The vast majority of emerging Christians are evangelical theologically. But they are post-evangelical in at least two ways.
Post-systematic theology: The emerging movement tends to be suspicious of systematic theology. Why? Not because we don’t read systematics, but because the diversity of theologies alarms us, no genuine consensus has been achieved, God didn’t reveal a systematic theology but a storied narrative, and no language is capable of capturing the Absolute Truth who alone is God. Frankly, the emerging movement loves ideas and theology. It just doesn’t have an airtight system or statement of faith.
Hence, a trademark feature of the emerging movement is that we believe all theology will remain a conversation about the Truth who is God in Christ through the Spirit, and about God’s story of redemption at work in the church. No systematic theology can be final.

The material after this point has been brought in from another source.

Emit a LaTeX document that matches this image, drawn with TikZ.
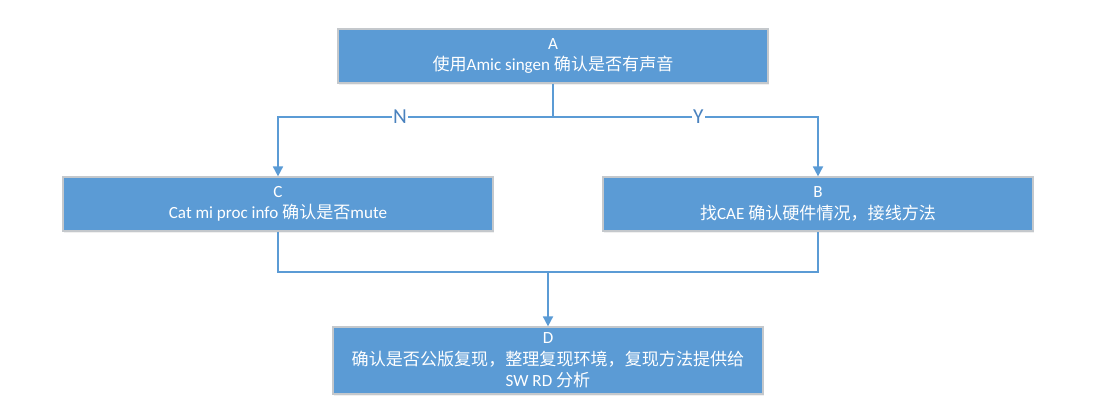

In versus out: An admittedly controversial element of post-evangelicalism is that many in the emerging movement are skeptical about the “in versus out” mentality of much of evangelicalism. Even if one is an exclusivist (believing that there is a dividing line between Christians and non-Christians), the issue of who is in and who is out pains the emerging generation. This emerging ambivalence about who is in and who is out creates a serious problem for evangelism.
Political A final stream flowing into the emerging lake is politics. Tony Jones is regularly told that the emerging movement is a latte-drinking, backpack-lugging, Birkenstock-wearing group of 21st-century, left-wing, hippie wannabes. Put directly, they are Democrats. And that spells “post” for conservative-evangelical-politics-as-usual.
Now—where does this apply to the new generation of modern Orthodox Jews and where do they differ? Why? This is not Baby-boomer liberal Orthodoxy – so where is it going? Do not take this one article and treat it as the definitive word or as the best definition. Dont make it into a Truth. There are many other articles, books, and differing opinions on Emergents, especially since it is a conversation. It was chosen as a temporary quck -fix for clarity. But the question is where do Jews fit into the conversation? Which of these five points apply to Young Jews and which dont?